- **REQUIRED WORK**
Would you return the run of lines that starts at the one with "Emit a component" and ends at the one with "const potential = [9.1, 16.2, 30.5, 83.4, 136.4];", ends included, exactly as written and without the images?

- **SOURCE DATA**
* * *
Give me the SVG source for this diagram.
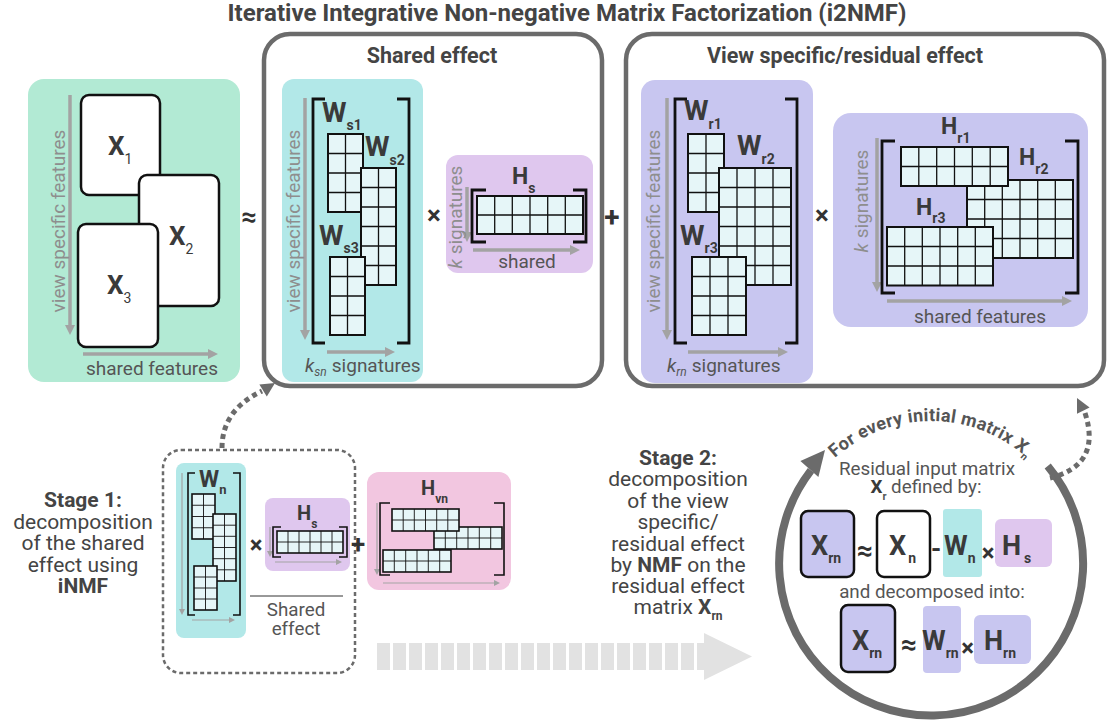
* * *
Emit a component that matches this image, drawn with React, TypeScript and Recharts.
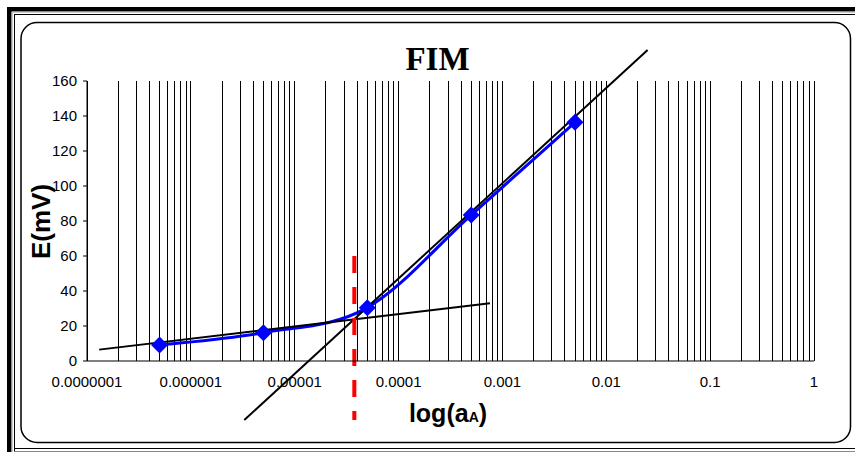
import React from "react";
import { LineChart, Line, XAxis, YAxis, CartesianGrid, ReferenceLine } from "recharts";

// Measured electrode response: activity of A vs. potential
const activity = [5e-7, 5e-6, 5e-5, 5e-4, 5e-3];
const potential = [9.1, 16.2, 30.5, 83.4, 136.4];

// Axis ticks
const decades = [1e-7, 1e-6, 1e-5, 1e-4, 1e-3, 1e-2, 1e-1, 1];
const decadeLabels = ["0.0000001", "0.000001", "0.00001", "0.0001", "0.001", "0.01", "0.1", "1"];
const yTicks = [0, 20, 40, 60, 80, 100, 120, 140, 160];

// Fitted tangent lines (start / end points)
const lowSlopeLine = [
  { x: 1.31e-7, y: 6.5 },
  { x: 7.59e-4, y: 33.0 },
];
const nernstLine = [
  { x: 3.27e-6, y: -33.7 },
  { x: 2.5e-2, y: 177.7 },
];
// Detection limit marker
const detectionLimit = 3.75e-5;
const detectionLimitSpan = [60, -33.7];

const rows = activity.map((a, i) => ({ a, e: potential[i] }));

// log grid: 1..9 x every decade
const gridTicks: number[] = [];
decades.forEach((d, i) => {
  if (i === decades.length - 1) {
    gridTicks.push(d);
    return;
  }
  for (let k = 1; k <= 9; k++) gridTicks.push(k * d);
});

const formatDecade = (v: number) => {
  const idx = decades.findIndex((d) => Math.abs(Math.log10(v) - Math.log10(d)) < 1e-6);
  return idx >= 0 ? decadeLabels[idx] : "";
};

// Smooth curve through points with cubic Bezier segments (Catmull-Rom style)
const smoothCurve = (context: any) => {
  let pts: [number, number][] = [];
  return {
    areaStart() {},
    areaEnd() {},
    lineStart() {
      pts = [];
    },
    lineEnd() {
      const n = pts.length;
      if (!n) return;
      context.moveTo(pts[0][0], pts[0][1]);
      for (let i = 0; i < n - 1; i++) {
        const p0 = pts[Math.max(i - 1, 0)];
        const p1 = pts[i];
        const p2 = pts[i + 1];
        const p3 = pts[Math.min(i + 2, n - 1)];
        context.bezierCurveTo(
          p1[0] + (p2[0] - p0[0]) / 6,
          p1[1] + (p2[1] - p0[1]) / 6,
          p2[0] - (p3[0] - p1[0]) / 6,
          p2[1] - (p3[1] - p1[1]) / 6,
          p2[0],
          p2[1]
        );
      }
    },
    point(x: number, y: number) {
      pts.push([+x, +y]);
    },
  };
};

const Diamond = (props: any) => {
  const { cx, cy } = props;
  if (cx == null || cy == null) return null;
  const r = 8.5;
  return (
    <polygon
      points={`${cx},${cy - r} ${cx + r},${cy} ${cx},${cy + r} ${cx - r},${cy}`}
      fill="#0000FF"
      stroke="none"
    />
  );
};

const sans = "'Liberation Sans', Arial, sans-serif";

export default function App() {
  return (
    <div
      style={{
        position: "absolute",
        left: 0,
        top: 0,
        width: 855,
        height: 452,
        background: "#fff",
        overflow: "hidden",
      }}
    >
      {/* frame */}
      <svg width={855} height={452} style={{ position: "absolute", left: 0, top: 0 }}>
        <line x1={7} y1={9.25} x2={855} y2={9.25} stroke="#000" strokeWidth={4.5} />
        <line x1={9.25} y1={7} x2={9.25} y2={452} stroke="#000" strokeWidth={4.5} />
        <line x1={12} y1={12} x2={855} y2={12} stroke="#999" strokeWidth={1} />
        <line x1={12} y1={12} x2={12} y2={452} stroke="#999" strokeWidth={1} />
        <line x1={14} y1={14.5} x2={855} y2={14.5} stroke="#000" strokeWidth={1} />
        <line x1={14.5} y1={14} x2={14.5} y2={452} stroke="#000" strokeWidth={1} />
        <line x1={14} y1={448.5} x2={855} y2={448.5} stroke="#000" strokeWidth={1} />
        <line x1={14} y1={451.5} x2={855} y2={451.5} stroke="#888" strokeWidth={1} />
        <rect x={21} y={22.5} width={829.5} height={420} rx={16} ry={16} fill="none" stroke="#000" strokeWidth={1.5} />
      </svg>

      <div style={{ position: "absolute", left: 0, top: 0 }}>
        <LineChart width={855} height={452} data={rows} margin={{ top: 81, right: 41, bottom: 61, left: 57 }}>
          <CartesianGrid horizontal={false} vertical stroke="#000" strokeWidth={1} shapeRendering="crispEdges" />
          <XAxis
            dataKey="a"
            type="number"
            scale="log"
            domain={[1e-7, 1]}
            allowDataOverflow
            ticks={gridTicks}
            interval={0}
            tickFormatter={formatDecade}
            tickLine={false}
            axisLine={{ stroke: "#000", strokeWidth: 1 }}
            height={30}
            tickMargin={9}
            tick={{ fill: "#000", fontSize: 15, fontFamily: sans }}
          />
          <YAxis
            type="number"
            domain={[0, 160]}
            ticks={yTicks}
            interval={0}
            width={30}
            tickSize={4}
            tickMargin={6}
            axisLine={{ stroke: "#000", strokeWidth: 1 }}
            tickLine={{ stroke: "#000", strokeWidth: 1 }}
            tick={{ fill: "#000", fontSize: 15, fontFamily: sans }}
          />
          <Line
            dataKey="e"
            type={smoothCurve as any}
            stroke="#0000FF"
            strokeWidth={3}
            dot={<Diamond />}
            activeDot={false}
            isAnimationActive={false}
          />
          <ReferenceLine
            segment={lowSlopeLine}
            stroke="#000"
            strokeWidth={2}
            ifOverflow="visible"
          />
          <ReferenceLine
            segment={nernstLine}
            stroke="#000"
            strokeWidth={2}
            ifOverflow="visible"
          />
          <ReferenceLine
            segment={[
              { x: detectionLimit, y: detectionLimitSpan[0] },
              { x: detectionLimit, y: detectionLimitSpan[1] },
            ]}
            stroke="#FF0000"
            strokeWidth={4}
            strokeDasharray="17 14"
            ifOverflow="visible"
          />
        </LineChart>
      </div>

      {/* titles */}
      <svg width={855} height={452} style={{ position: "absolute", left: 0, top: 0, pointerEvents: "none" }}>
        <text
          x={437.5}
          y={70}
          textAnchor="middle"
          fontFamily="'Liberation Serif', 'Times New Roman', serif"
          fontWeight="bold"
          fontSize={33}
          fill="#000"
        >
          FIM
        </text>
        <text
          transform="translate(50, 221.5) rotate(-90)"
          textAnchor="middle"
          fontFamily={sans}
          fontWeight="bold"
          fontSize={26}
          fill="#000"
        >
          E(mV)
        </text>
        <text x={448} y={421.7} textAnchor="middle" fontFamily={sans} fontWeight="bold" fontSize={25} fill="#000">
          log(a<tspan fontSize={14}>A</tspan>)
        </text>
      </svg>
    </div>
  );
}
* * *
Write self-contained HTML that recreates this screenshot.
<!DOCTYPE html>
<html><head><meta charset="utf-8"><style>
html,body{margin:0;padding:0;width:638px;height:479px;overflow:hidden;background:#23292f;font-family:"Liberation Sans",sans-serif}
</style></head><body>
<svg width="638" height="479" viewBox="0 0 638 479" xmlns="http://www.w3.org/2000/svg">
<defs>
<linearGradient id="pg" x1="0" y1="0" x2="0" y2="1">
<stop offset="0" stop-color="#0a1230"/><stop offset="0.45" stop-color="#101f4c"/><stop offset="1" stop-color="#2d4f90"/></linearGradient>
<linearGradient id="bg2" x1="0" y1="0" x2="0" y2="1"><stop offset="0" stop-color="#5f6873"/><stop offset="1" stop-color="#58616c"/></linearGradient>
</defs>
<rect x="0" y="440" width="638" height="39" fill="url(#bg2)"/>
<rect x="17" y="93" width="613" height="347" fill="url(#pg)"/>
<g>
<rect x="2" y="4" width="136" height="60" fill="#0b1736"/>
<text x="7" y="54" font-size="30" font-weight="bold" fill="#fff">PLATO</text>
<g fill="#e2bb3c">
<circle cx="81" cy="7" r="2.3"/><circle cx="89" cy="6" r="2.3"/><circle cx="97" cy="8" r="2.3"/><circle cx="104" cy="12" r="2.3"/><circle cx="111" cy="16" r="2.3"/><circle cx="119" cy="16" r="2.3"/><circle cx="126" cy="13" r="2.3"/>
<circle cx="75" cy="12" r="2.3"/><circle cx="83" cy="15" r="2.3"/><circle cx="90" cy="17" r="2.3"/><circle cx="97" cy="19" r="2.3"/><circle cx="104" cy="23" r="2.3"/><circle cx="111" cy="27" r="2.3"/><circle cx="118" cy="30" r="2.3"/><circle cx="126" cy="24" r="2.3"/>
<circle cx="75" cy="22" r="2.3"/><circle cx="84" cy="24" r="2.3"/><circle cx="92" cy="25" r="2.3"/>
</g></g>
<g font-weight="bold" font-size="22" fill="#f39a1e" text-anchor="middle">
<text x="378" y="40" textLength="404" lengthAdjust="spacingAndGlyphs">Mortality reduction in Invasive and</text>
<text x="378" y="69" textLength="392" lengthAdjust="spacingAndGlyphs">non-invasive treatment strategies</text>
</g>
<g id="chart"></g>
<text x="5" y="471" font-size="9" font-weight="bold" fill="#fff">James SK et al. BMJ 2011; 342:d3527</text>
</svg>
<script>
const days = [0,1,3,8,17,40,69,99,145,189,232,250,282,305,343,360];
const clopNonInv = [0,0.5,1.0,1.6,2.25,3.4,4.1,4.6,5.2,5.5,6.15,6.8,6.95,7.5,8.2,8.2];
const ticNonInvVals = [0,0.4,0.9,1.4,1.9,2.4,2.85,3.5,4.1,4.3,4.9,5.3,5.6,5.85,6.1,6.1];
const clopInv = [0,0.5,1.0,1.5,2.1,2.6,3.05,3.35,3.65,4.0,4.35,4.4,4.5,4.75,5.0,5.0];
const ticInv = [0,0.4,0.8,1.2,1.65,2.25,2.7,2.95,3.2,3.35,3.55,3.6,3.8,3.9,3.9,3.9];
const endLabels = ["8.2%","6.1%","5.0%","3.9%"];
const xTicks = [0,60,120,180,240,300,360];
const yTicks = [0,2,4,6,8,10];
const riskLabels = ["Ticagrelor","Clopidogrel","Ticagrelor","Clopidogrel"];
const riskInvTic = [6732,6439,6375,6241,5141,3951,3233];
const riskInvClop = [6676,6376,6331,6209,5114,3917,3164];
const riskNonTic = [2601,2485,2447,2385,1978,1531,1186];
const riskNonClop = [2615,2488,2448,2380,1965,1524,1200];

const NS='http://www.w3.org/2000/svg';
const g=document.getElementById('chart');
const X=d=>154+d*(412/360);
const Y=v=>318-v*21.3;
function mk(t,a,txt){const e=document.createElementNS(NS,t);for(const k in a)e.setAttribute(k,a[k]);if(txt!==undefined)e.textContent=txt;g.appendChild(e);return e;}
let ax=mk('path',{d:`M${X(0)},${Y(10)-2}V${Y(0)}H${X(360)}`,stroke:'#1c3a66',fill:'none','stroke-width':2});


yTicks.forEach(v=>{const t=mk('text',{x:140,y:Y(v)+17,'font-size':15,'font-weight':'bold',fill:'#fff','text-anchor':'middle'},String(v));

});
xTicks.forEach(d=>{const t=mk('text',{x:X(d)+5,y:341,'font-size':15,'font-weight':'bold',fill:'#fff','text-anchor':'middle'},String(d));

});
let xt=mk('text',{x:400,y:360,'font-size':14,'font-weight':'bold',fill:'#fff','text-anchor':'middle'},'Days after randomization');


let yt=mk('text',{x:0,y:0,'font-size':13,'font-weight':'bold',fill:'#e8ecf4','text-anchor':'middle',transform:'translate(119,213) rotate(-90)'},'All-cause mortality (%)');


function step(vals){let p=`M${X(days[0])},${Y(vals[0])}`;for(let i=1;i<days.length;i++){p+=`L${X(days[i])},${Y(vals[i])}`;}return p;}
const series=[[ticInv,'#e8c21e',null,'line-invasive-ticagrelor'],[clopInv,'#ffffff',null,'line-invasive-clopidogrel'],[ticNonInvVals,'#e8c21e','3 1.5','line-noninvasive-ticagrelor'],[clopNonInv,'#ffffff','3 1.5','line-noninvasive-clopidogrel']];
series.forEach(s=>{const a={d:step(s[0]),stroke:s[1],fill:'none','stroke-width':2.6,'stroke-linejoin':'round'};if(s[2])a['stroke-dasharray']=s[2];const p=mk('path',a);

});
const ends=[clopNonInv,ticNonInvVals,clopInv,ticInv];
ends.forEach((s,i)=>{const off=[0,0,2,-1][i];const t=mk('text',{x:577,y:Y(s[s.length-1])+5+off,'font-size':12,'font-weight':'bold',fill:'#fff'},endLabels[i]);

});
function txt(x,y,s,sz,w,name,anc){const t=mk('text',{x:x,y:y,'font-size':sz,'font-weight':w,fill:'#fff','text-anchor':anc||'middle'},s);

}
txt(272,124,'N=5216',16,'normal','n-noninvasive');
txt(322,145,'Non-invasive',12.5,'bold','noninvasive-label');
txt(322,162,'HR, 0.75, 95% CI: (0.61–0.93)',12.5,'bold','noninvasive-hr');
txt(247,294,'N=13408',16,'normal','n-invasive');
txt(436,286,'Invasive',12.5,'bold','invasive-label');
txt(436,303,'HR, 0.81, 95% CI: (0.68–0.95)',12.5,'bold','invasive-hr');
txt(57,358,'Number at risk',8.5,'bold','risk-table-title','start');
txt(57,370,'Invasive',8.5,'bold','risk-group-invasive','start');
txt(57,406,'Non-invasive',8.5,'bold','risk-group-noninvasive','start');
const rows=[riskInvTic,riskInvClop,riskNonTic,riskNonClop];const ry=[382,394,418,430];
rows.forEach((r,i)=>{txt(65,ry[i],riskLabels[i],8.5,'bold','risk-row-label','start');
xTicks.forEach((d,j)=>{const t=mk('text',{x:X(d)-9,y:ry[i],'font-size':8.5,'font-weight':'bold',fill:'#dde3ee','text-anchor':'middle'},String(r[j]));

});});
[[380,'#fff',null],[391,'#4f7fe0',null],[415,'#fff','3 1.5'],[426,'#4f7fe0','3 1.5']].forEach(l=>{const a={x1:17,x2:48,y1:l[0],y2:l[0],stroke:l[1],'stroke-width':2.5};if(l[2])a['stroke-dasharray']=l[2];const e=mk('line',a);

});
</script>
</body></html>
* * *
- **THE SOLUTION**
Emit a component that matches this image, drawn with React, TypeScript and Recharts.
import React from "react";
import { LineChart, Line, XAxis, YAxis, CartesianGrid, ReferenceLine } from "recharts";

// Measured electrode response: activity of A vs. potential
const activity = [5e-7, 5e-6, 5e-5, 5e-4, 5e-3];
const potential = [9.1, 16.2, 30.5, 83.4, 136.4];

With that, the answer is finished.